Lia Rumma, a well-known gallery owner, donated works of Povera art to a Neapolitan museum

Lia Rumma, a well-known gallery owner, donated works of Povera art to a Neapolitan museum

Selena Mattei | Jun 22, 2022 2 minutes read 0 comments
 

Lia Rumma, a powerful art dealer, donates 70 works by prominent Italian artists. The gift will be shown in a national museum in Naples. Many of the works are by artists associated with Arte Povera, a 1960s and 1970s movement.

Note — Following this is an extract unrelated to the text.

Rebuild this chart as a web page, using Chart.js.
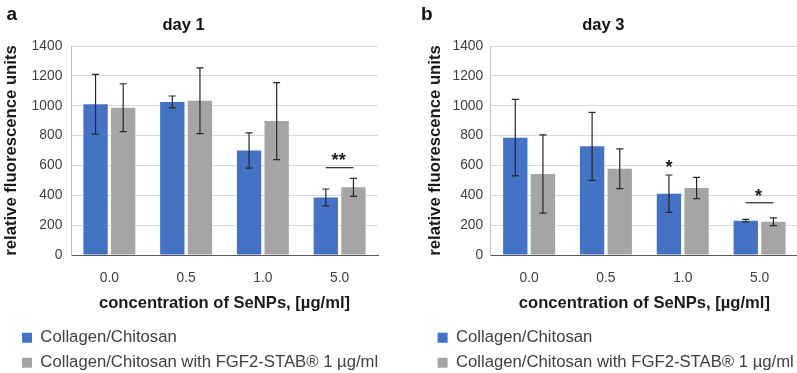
<!DOCTYPE html>
<html>
<head>
<meta charset="utf-8">
<script src="https://cdn.jsdelivr.net/npm/chart.js@4/dist/chart.umd.min.js"></script>
<style>
  html, body { margin: 0; padding: 0; background: #fff; }
  body { width: 797px; height: 373px; overflow: hidden; position: relative; }
  .panel { position: absolute; top: 0; }
</style>
</head>
<body>
<div class="panel" style="left:0px"><canvas id="c1" width="400" height="381"></canvas></div>
<div class="panel" style="left:400px"><canvas id="c2" width="398" height="381"></canvas></div>
<script>
// ---- data ----
const categories = ['0.0', '0.5', '1.0', '5.0'];
const seriesNames = ['Collagen/Chitosan', 'Collagen/Chitosan with FGF2-STAB® 1 µg/ml'];
const day1Collagen    = [1010, 1025, 700, 385];
const day1CollagenErr = [200, 40, 118, 57];
const day1Fgf         = [987, 1033, 897, 453];
const day1FgfErr      = [160, 220, 258, 60];
const day3Collagen    = [786, 728, 411, 230];
const day3CollagenErr = [256, 228, 125, 9];
const day3Fgf         = [543, 578, 449, 223];
const day3FgfErr      = [262, 133, 71, 26];
const yMin = 0, yMax = 1400, yStep = 200;
// significance marks: category index, text, value of bracket line (null = over single bar), value of text baseline, dataset under a single mark
const day1SigCat = [3];       const day1SigText = ['**'];     const day1SigLine = [585];       const day1SigTextVal = [593];      const day1SigBar = [null];
const day3SigCat = [2, 3];    const day3SigText = ['*', '*']; const day3SigLine = [null, 350]; const day3SigTextVal = [552, 354]; const day3SigBar = [0, null];

const FONT = '"Liberation Sans", Arial, sans-serif';
const BLUE = '#4472C4', GREY = '#A5A5A5';

const decor = {
  id: 'decor',
  afterDatasetsDraw(chart, args, o) {
    const ctx = chart.ctx, ys = chart.scales.y;
    ctx.save();
    ctx.strokeStyle = '#262626';
    ctx.lineWidth = 1.2;
    chart.data.datasets.forEach((ds, di) => {
      const meta = chart.getDatasetMeta(di);
      meta.data.forEach((bar, i) => {
        const v = ds.data[i], e = ds.errors[i];
        const x = bar.x;
        const yt = ys.getPixelForValue(v + e), yb = ys.getPixelForValue(v - e);
        ctx.beginPath();
        ctx.moveTo(x, yt); ctx.lineTo(x, yb);
        ctx.moveTo(x - 3.5, yt); ctx.lineTo(x + 3.5, yt);
        ctx.moveTo(x - 3.5, yb); ctx.lineTo(x + 3.5, yb);
        ctx.stroke();
      });
    });
    // significance
    ctx.fillStyle = '#1a1a1a';
    ctx.font = 'bold 18px ' + FONT;
    ctx.textAlign = 'center';
    ctx.textBaseline = 'alphabetic';
    o.sigCat.forEach((c, k) => {
      const b0 = chart.getDatasetMeta(0).data[c], b1 = chart.getDatasetMeta(1).data[c];
      let tx;
      if (o.sigLine[k] !== null) {
        const ly = ys.getPixelForValue(o.sigLine[k]);
        ctx.beginPath();
        ctx.moveTo(b0.x, ly); ctx.lineTo(b1.x, ly);
        ctx.stroke();
        tx = (b0.x + b1.x) / 2 - 1;
      } else {
        tx = chart.getDatasetMeta(o.sigBar[k]).data[c].x;
      }
      ctx.fillText(o.sigText[k], tx, ys.getPixelForValue(o.sigTextVal[k]));
    });
    ctx.restore();
  },
  afterDraw(chart, args, o) {
    const ctx = chart.ctx;
    ctx.save();
    ctx.fillStyle = '#111';
    ctx.textBaseline = 'alphabetic';
    ctx.font = 'bold 19px ' + FONT;
    ctx.textAlign = 'left';
    ctx.fillText(o.letter, o.letterX, 20);
    ctx.font = 'bold 16.5px ' + FONT;
    ctx.textAlign = 'center';
    ctx.fillText(o.title, o.titleX, 29.5);
    ctx.restore();
  }
};

function makeChart(id, cfg) {
  return new Chart(document.getElementById(id), {
    type: 'bar',
    data: {
      labels: categories,
      datasets: [
        { label: seriesNames[0], data: cfg.a, errors: cfg.aErr, backgroundColor: BLUE, borderWidth: 0,
          categoryPercentage: 0.72, barPercentage: 0.88 },
        { label: seriesNames[1], data: cfg.b, errors: cfg.bErr, backgroundColor: GREY, borderWidth: 0,
          categoryPercentage: 0.72, barPercentage: 0.88 }
      ]
    },
    plugins: [decor],
    options: {
      responsive: false,
      animation: false,
      events: [],
      layout: { padding: { top: 46, bottom: 0, left: cfg.padLeft, right: cfg.padRight } },
      scales: {
        x: {
          grid: { display: false, drawTicks: false },
          border: { display: true, color: '#595959', width: 1 },
          ticks: { padding: 14.7, color: '#404040', font: { family: FONT, size: 13.8 } },
          title: { display: true, text: 'concentration of SeNPs, [µg/ml]', color: '#1a1a1a',
                   font: { family: FONT, size: 16.6, weight: 'bold' }, padding: { top: -7.9, bottom: 8 } },
          afterFit: s => { s.height = 66; }
        },
        y: {
          min: yMin, max: yMax,
          grid: { color: '#D9D9D9', drawTicks: false, lineWidth: 1 },
          border: { display: true, color: '#BFBFBF', width: 1 },
          ticks: { stepSize: yStep, padding: cfg.tickPad, color: '#404040', font: { family: FONT, size: 13.8 },
                   callback: v => String(v) },
          title: { display: true, text: 'relative fluorescence units', color: '#1a1a1a',
                   font: { family: FONT, size: 16.7, weight: 'bold' }, padding: { top: cfg.yTitleTop, bottom: 0 } },
          afterFit: s => { s.width = cfg.yWidth; }
        }
      },
      plugins: {
        title: { display: false },
        tooltip: { enabled: false },
        legend: {
          position: 'bottom', align: 'start',
          labels: { boxWidth: 10, boxHeight: 10, padding: 8.3, color: '#404040', font: { family: FONT, size: 16.7 } }
        },
        decor: {
          letter: cfg.letter, letterX: cfg.letterX, title: cfg.title, titleX: cfg.titleX,
          sigCat: cfg.sigCat, sigText: cfg.sigText, sigLine: cfg.sigLine, sigTextVal: cfg.sigTextVal, sigBar: cfg.sigBar
        }
      }
    }
  });
}

makeChart('c1', {
  a: day1Collagen, aErr: day1CollagenErr, b: day1Fgf, bErr: day1FgfErr,
  padLeft: 13.7, padRight: 22, tickPad: 8.7, yWidth: 57.3, yTitleTop: -12.7,
  letter: 'a', letterX: 6.5, title: 'day 1', titleX: 183.5,
  sigCat: day1SigCat, sigText: day1SigText, sigLine: day1SigLine, sigTextVal: day1SigTextVal, sigBar: day1SigBar
});
makeChart('c2', {
  a: day3Collagen, aErr: day3CollagenErr, b: day3Fgf, bErr: day3FgfErr,
  padLeft: 29.3, padRight: 0, tickPad: 7.5, yWidth: 61.4, yTitleTop: -3.8,
  letter: 'b', letterX: 21, title: 'day 3', titleX: 203.3,
  sigCat: day3SigCat, sigText: day3SigText, sigLine: day3SigLine, sigTextVal: day3SigTextVal, sigBar: day3SigBar
});
</script>
</body>
</html>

Lia Rumma, a women art dealer with galleries in Milan and Naples, has donated to the Italian government more than 70 works by prominent Italian artists. The works will be shown in a national museum in Naples. Many of the works in the gift are by artists associated with Arte Povera, a 1960s and 1970s movement in which artists created sculptures out of discarded materials such as soil, rags, rocks, and duct tape. They saw their work as being outside of the market. Vincenzo Agnetti, Giovanni Anselmo, Enrico Castellani, Luciano Fabro, and Michelangelo Pistoletto are among the 30 artists represented in the gift.

The works will be permanently displayed at the Palazzina dei Principi, a structure on the campus of the Capodimonte Museum, one of Italy's most important institutions. Its collection includes works dating from the 13th century to the present. Currently, the museum owns approximately 160 works of contemporary art. Rumma began collecting works by the artists in the early 1960s with her partner, the curator Marcello Rumma, while living in Salerno. He was among those who asked German Celant to curate "Arte Povera + Azioni Povere," one of the first significant exhibitions devoted to the movement, in 1968. Following Marcello's death in 1971, Lia opened a Minimalist and Conceptual art gallery in Naples, showcasing artists such as Joseph Kosuth and Enrico Castellani.

The Capodimonte Museum's director, Sylvain Bellenger, said in a statement that the gift reflects a time when "Italian art radically entered the contemporary world."